The UN envoy, Joy Ogwu, says Nigerians have not given up hope on rescuing Chibok girls.
Nigeria’s Permanent Representative to the UN, Joy Ogwu, says the Federal Government remains open to negotiations to secure the release of over 200 schoolgirls abducted in April.
The girls were abducted from their hostel at the Government Secondary School, Chibok, Borno State.
In an interview with CNN on Friday in New York, Mrs. Ogwu said, “Terrorism is a global problem that requires global solution.”
She was speaking on the latest terrorist attacks in Kaduna and Kano, which killed several Nigerians and injured many others.
Mrs. Ogwu said the international community should use the momentum created by the Chibok schoolgirls’ kidnapping to reflect and “go forward” in the fight against terrorism.

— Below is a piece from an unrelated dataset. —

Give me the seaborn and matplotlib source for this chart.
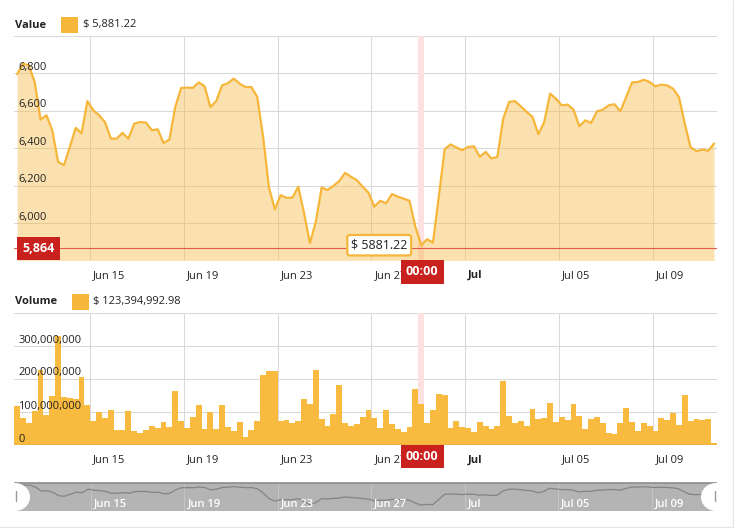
import numpy as np
import pandas as pd
import matplotlib
matplotlib.use("Agg")
import matplotlib.pyplot as plt
import matplotlib.dates as mdates
from matplotlib.patches import Rectangle, Ellipse
from matplotlib.lines import Line2D
import seaborn as sns

# 6-hour periods, points drawn at the middle of each period
start = "2018-06-11 21:00"

price = [6795, 6852, 6843, 6754, 6553, 6576, 6496, 6327, 6309, 6407,
         6509, 6479, 6652, 6603, 6576, 6540, 6451, 6451, 6482, 6451,
         6531, 6540, 6537, 6496, 6501, 6428, 6446, 6620, 6722, 6724,
         6722, 6752, 6732, 6620, 6652, 6736, 6748, 6772, 6745, 6727,
         6727, 6674, 6460, 6190, 6073, 6149, 6135, 6135, 6194, 6052,
         5892, 6007, 6190, 6176, 6199, 6224, 6268, 6247, 6229, 6194,
         6162, 6087, 6119, 6105, 6155, 6141, 6130, 6119, 5980, 5881.22,
         5913, 5895, 6141, 6395, 6420, 6404, 6389, 6407, 6410, 6354,
         6380, 6345, 6354, 6558, 6647, 6652, 6624, 6594, 6567, 6475,
         6540, 6692, 6665, 6629, 6633, 6606, 6517, 6549, 6535, 6597,
         6606, 6629, 6635, 6597, 6674, 6752, 6754, 6766, 6754, 6731,
         6740, 6736, 6718, 6674, 6531, 6404, 6384, 6393, 6386, 6425]

# volume in millions of dollars
volume_m = [118, 83, 68, 103, 227, 91, 148, 330, 145, 142,
            139, 206, 121, 74, 101, 81, 106, 45, 45, 103,
            42, 36, 46, 58, 53, 71, 56, 164, 74, 53,
            86, 121, 47, 99, 49, 121, 56, 43, 71, 25,
            45, 74, 212, 224, 224, 74, 76, 68, 74, 139,
            124, 227, 79, 58, 94, 182, 68, 58, 64, 84,
            106, 81, 53, 106, 63, 48, 40, 54, 170, 123.39499298,
            66, 106, 155, 152, 51, 73, 54, 51, 40, 69,
            59, 48, 59, 195, 88, 66, 73, 58, 109, 79,
            83, 128, 71, 84, 76, 124, 88, 48, 78, 84,
            66, 35, 32, 66, 111, 71, 43, 66, 58, 43,
            81, 76, 98, 61, 152, 74, 78, 76, 78, 7]

tick_dates = ["2018-06-15", "2018-06-19", "2018-06-23", "2018-06-27",
              "2018-07-01", "2018-07-05", "2018-07-09"]
tick_labels = ["Jun 15", "Jun 19", "Jun 23", "Jun 27", "Jul", "Jul 05", "Jul 09"]
bold_labels = ["Jul"]

price_ticks = [6000, 6200, 6400, 6600, 6800]
volume_ticks = [0, 100_000_000, 200_000_000, 300_000_000]

cursor_idx = 69
cursor_line = 5864
cursor_time = "00:00"

LINE = "#f6b63a"
BAR = "#f8ba3f"
RED = "#c9211e"
TXT = "#222222"

times = pd.date_range(start, periods=len(price), freq="6h")
t = mdates.date2num(times)
df = pd.DataFrame({"t": t, "price": price, "volume": np.array(volume_m) * 1e6})
edges = list(np.append(t - 0.125, t[-1] + 0.125))
ticks = mdates.date2num(pd.to_datetime(tick_dates))
xlim = (edges[0], edges[-1])
c = cursor_idx

sns.set_style("white")
plt.rcParams['font.family'] = ['Open Sans', 'DejaVu Sans']

W, H = 734, 528
fig = plt.figure(figsize=(W / 100, H / 100), dpi=100)


def px_axes(x0, y0, x1, y1):
    return fig.add_axes([x0 / W, 1 - y1 / H, (x1 - x0) / W, (y1 - y0) / H])


def ylab(ax, v, text):
    ax.annotate(text, xy=(0, v), xycoords=ax.get_yaxis_transform(),
                xytext=(4, 6), textcoords='offset pixels', ha='left', va='center',
                fontsize=8, color=TXT, zorder=6, annotation_clip=False)


def xlabs(ax, dy, color=TXT, weight=None):
    for x, lab in zip(ticks, tick_labels):
        w = weight or ('bold' if lab in bold_labels else 'normal')
        ax.annotate(lab, xy=(x, 0), xycoords=ax.get_xaxis_transform(),
                    xytext=(3, dy), textcoords='offset pixels', ha='left', va='center',
                    fontsize=8, color=color, fontweight=w, zorder=5, annotation_clip=False)


def redbox(ax, text, xy, xycoords, off):
    ax.annotate(text, xy=xy, xycoords=xycoords, xytext=off, textcoords='offset pixels',
                ha='center', va='center', fontsize=9, fontweight='bold', color='white',
                bbox=dict(boxstyle='square,pad=0.42', fc=RED, ec='none'),
                zorder=20, annotation_clip=False)


def style(ax, ylim, ystep):
    ax.set_xlim(xlim)
    ax.set_ylim(ylim)
    ax.set_xticks(ticks)
    ax.set_yticks(np.arange(ylim[0], ylim[1] + 1, ystep))
    ax.grid(True, color='#d9d9d9', lw=0.75)
    ax.set_axisbelow(True)
    ax.tick_params(length=0, labelbottom=False, labelleft=False)
    ax.set_xlabel('')
    ax.set_ylabel('')
    sns.despine(ax=ax, left=True, bottom=True)


# price panel
ax1 = px_axes(14.2, 36, 717, 260.4)
ax1.axvspan(t[c] - 0.125, t[c] + 0.125, color='#fbe1e1', lw=0, zorder=0.6)
ax1.fill_between(t, price, 5800, color=LINE, alpha=0.4, lw=0, zorder=1)
sns.lineplot(data=df, x='t', y='price', ax=ax1, color=LINE, lw=1.6, zorder=2)
ax1.axhline(cursor_line, color='#e25a4f', lw=0.8, zorder=3)
style(ax1, (5800, 7000), 200)
for v in price_ticks:
    ylab(ax1, v, f"{v:,}")
xlabs(ax1, -15)
redbox(ax1, f"{cursor_line:,}", (0, cursor_line), ax1.get_yaxis_transform(), (24.5, 0))
redbox(ax1, cursor_time, (t[c], 0), ax1.get_xaxis_transform(), (1, -11.5))
ax1.annotate(f"$ {price[c]}", xy=(t[c], price[c]), xytext=(-42, 0),
             textcoords='offset pixels', ha='center', va='center', fontsize=9, color=TXT,
             bbox=dict(boxstyle='round,pad=0.3,rounding_size=0.2', fc='white', ec=LINE, lw=1.6),
             zorder=20)

# volume panel
ax2 = px_axes(14.2, 313, 717, 445)
ax2.axvspan(t[c] - 0.125, t[c] + 0.125, color='#fbe1e1', lw=0, zorder=0.6)
sns.histplot(data=df, x='t', weights='volume', bins=edges, ax=ax2,
             color=BAR, alpha=1, linewidth=0, zorder=2)
ax2.axhline(0, color='#c99b3c', lw=1, zorder=3)
style(ax2, (0, 400_000_000), 100_000_000)
for v in volume_ticks:
    ylab(ax2, v, f"{v:,}")
xlabs(ax2, -15)
redbox(ax2, cursor_time, (t[c], 0), ax2.get_xaxis_transform(), (1, -11.5))

# scrollbar
ax3 = px_axes(15, 483, 716, 511)
ax3.set_facecolor('#b4b4b4')
sns.lineplot(data=df, x='t', y='price', ax=ax3, color='#848484', lw=0.9)
ax3.set_xlim(xlim)
ax3.set_ylim(5590, 6950)
ax3.set_xticks(ticks)
ax3.set_yticks([])
ax3.grid(True, axis='x', color='#c8c8c8', lw=0.6)
ax3.tick_params(length=0, labelbottom=False, labelleft=False)
ax3.set_xlabel('')
ax3.set_ylabel('')
for s in ['left', 'right', 'bottom']:
    ax3.spines[s].set_visible(False)
ax3.spines['top'].set_color('#8c8c8c')
ax3.spines['top'].set_linewidth(1.2)
xlabs(ax3, 7, color='white', weight='semibold')
for xa in [0, 1]:
    ax3.add_patch(Ellipse((xa, 0.5), 30 / 701, 1.0, transform=ax3.transAxes,
                          fc='white', ec='none', clip_on=False, zorder=8))
    gx = 0.002 if xa == 0 else 0.998
    ax3.plot([gx, gx], [0.35, 0.72], transform=ax3.transAxes, color='#9a9a9a',
             lw=1, clip_on=False, zorder=9)

# panel headers
fig.text(15 / W, 1 - 25 / H, "Value", fontsize=8, fontweight='bold', color=TXT, va='center')
fig.add_artist(Rectangle((61 / W, 1 - 33 / H), 16.5 / W, 16.5 / H,
                         transform=fig.transFigure, fc=LINE, ec='none'))
fig.text(83 / W, 1 - 25 / H, f"$ {price[c]:,.2f}", fontsize=8, color=TXT, va='center')

fig.text(15 / W, 1 - 301.5 / H, "Volume", fontsize=8, fontweight='bold', color=TXT, va='center')
fig.add_artist(Rectangle((72.3 / W, 1 - 310 / H), 16.5 / W, 16.5 / H,
                         transform=fig.transFigure, fc=LINE, ec='none'))
fig.text(93 / W, 1 - 301.5 / H, f"$ {volume_m[c] * 1e6:,.2f}", fontsize=8, color=TXT, va='center')

# outer frame lines
fig.add_artist(Line2D([733 / W, 733 / W], [1.5 / H, 1], color='#e6e6e6', lw=1))
fig.add_artist(Line2D([0, 733 / W], [1.5 / H, 1.5 / H], color='#e6e6e6', lw=1))

fig.savefig("out.png", dpi=100)
plt.close()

It is now more than 100 days after the schoolgirls were abducted by Boko Haram terrorists in Chibok, Borno.
“Instead of a military option, the strategy has widened to include negotiation and dialogue with these people. I believe that it is time to move forward really, to find a solution to this problem, to find the girls first and foremost,” Mrs. Ogwu told the CNN.
The Nigerian UN envoy said Nigerians were traumatised by the fact that the schoolgirls have been kept by the terrorists for over three months.
She said Nigerians have not given up hope on the release of the girls as they have persevered in prayer vigils, protests and appeals to their abductors to free them.
“I believe that it is time for us to get together in a concerted action. At the UN, where I am Nigeria’s Permanent Representative, I made a statement in 2011 when the UN building in Abuja was bombed. I noted, very unequivocally, that violence and suicide are not in the character of the Nigerian. This is an alien culture. It is an external influence and it is important to work concertedly with all nations to make sure that it is not implanted in our culture.
“We forbid suicide as a people and people who commit suicide are not given a decent burial. So, what indoctrination is that, that persuades a young person who is named a terrorist to strap himself and bomb people or to abduct children? This is an alien indoctrination and part of the strategy to deal with it is to de-radicalise these people. They must be de-radicalised to become normal people again,” Mrs. Ogwu said.
According to the Human Rights Watch, Boko Haram has so far been responsible for the death of 2,053 civilians in 95 attacks during the first six months of this year.
In May, at the request of Nigeria, the terrorist group was added to the UN Security Council’s al-Qaeda-linked organisations subject to an arms embargo and asset freeze.